I think the usual rule should apply in respect of all other orders sought in the summonses.
Although neither party has submitted that an order should be made certifying the application as fit for counsel I think that such an order is appropriate given that both parties engaged counsel and given the nature of the arguments and, importantly, given the novel nature of the application for oral examination. That is notwithstanding that I did not consider the novel nature of the application to be sufficient reason to deny the Defendant its costs of the application for that order.
[1] Annexures F to L of the affidavit of Michelle Chiu Lin Tseu sworn 16 March 2015.
[2] Grant M, Civil Procedure Northern Territory at 5.63.1703.

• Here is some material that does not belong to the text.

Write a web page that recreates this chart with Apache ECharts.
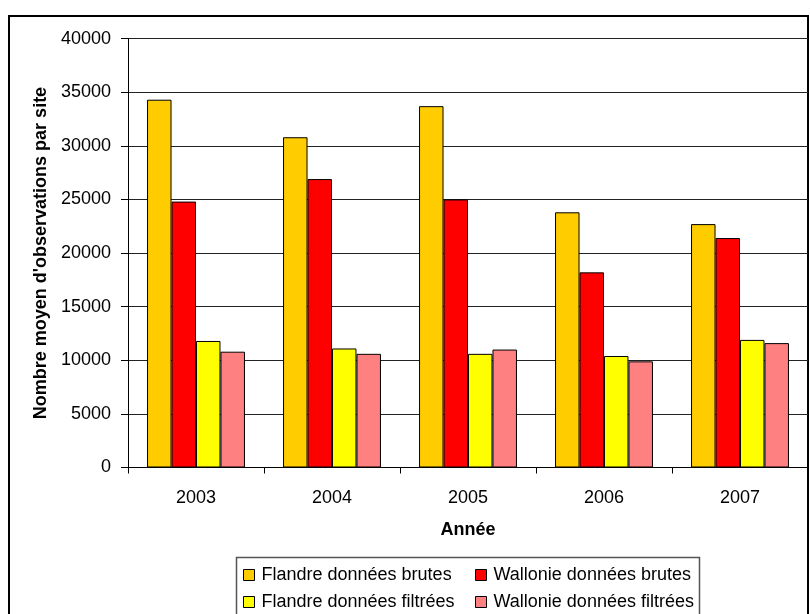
<!DOCTYPE html>
<html>
<head>
<meta charset="utf-8">
<script src="https://cdn.jsdelivr.net/npm/echarts@6/dist/echarts.min.js"></script>
<style>
  html, body { margin: 0; padding: 0; background: #fff; }
  #chart { width: 810px; height: 614px; }
</style>
</head>
<body>
<div id="chart"></div>
<script>
// Years on the category axis
const years = ['2003', '2004', '2005', '2006', '2007'];

// Mean number of observations per site
const flandreBrutes = [34300, 30800, 33700, 23800, 22700];
const wallonieBrutes = [24800, 26900, 25000, 18200, 21400];
const flandreFiltrees = [11800, 11100, 10600, 10400, 11900];
const wallonieFiltrees = [10800, 10600, 11000, 9900, 11600];

// Value axis ticks
const yTicks = [0, 5000, 10000, 15000, 20000, 25000, 30000, 35000, 40000];

const seriesNames = [
  'Flandre données brutes',
  'Wallonie données brutes',
  'Flandre données filtrées',
  'Wallonie données filtrées'
];
const seriesData = [flandreBrutes, wallonieBrutes, flandreFiltrees, wallonieFiltrees];
const seriesColors = ['#FFCC00', '#FF0000', '#FFFF00', '#FF8080'];

const FONT = '"Liberation Sans", Arial, sans-serif';

const chart = echarts.init(document.getElementById('chart'), null, { renderer: 'canvas' });

// One legend entry per slot: two columns, two rows
const legendSlots = [
  { left: 243, top: 566 },
  { left: 475, top: 566 },
  { left: 243, top: 593 },
  { left: 475, top: 593 }
];

const legends = seriesNames.map(function (name, i) {
  return {
    data: [{ name: name, icon: 'rect' }],
    left: legendSlots[i].left,
    top: legendSlots[i].top,
    padding: 0,
    itemWidth: 11,
    itemHeight: 11,
    itemStyle: { borderColor: '#000', borderWidth: 1 },
    textStyle: {
      fontFamily: FONT,
      fontSize: 18,
      color: '#000',
      lineHeight: 18,
      padding: [0, 0, 0, 2]
    },
    selectedMode: false
  };
});

chart.setOption({
  animation: false,
  backgroundColor: '#fff',
  textStyle: { fontFamily: FONT },
  grid: { left: 128, right: 2, top: 38.6, bottom: 146.5, containLabel: false },
  graphic: [
    {
      type: 'rect',
      silent: true,
      z: -10,
      shape: { x: 9, y: 16, width: 799, height: 700 },
      style: { fill: null, stroke: '#000', lineWidth: 2 }
    },
    {
      type: 'rect',
      silent: true,
      z: -5,
      shape: { x: 236.5, y: 557.5, width: 463, height: 80 },
      style: { fill: '#fff', stroke: '#555', lineWidth: 1.5 }
    }
  ],
  legend: legends,
  xAxis: {
    type: 'category',
    data: years,
    boundaryGap: true,
    name: 'Année',
    nameLocation: 'middle',
    nameGap: 54,
    nameTextStyle: { fontFamily: FONT, fontSize: 18, fontWeight: 'bold', color: '#000' },
    axisLine: { show: true, lineStyle: { color: '#000', width: 1 } },
    axisTick: { show: true, alignWithLabel: false, length: 6, lineStyle: { color: '#000' } },
    axisLabel: { fontFamily: FONT, fontSize: 18, color: '#000', margin: 22 },
    splitLine: { show: false }
  },
  yAxis: {
    type: 'value',
    min: 0,
    max: 40000,
    interval: 5000,
    name: "Nombre moyen d'observations par site",
    nameLocation: 'middle',
    nameRotate: 90,
    nameGap: 75,
    nameTextStyle: { fontFamily: FONT, fontSize: 18, fontWeight: 'bold', color: '#000' },
    axisLine: { show: true, lineStyle: { color: '#000', width: 1 } },
    axisTick: { show: true, length: 7, lineStyle: { color: '#000' } },
    axisLabel: {
      fontFamily: FONT,
      fontSize: 18,
      color: '#000',
      margin: 17,
      formatter: function (v) { return yTicks.indexOf(v) >= 0 ? String(v) : ''; }
    },
    splitLine: { show: true, lineStyle: { color: '#222', width: 1 } }
  },
  series: seriesNames.map(function (name, i) {
    return {
      name: name,
      type: 'bar',
      data: seriesData[i],
      barGap: '0%',
      barCategoryGap: '28%',
      itemStyle: { color: seriesColors[i], borderColor: '#000', borderWidth: 1 }
    };
  })
});
</script>
</body>
</html>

[3]See TTE Pty Ltd v Ken Day Pty Ltd (1990) 2 NTLR 143, Hodge v Kimber [1995] NTSC 111, Yow v NT Gymnastic Association (1991) 1 NTLR 180, Otter Gold NL v Barcon (NT) Pty Ltd (2000) 10 NTLR 189, Milingimbi Educational and Cultural Association Inc v Davis [1990] NTSC 35.
[4] [2015] NTSC 15.
[5] (1990) 2 NTLR 143.
[6] (1990) 2 NTLR 143 at 145.
[7] Yow v NT Gymnastic Association (1991) 1 NTLR 180
[8] [2013] NTSC 16 at para 9
[9]Otter Gold NL v Barcon (NT) Pty Ltd (2000) 10 NTLR 189; Johnson v Northern Territory of Australia [2015] NTSC 15.
[10] Otter Gold NL v Barcon (NT) Pty Ltd (2000) 10 NTLR 189.
[11] Johnson v Northern Territory of Australia [2015] NTSC 15.
[12] Lexcray v Northern Territory of Australia(No 3) [2015] NTSC 41.
[13]This is akin to the approach taken in United Super Investments Pty Ltd & Ors v Randazzo Investments Pty Ltd & Ors [2010] NTSC 31, albeit that involved an application for leave to discontinue without liability for costs following a settlement of the litigation. The relevant party was found to have taken an unreasonable position in the lead up to the settlement and in settling the proceedings it was found to have totally capitulated. As a result that party was required to pay costs as a condition of leave to discontinue as a result.
[14]Complete Crane Hire (NT) Pty Ltd v Marchetti Autogru Spa (Italy) [2015] NTSC 32 at paras 33-39.
[15]Complete Crane Hire (NT) Pty Ltd v Marchetti Autogru Spa (Italy) [2015] NTSC 32 at para 34.
[16]Complete Crane Hire (NT) Pty Ltd v Marchetti Autogru Spa (Italy) [2015] NTSC 32 at paras 34-35.
[17] SCR r 31.02(1).
[18]Complete Crane Hire (NT) Pty Ltd v Marchetti Autogru Spa (Italy) [2015] NTSC 32 at paras 13-48.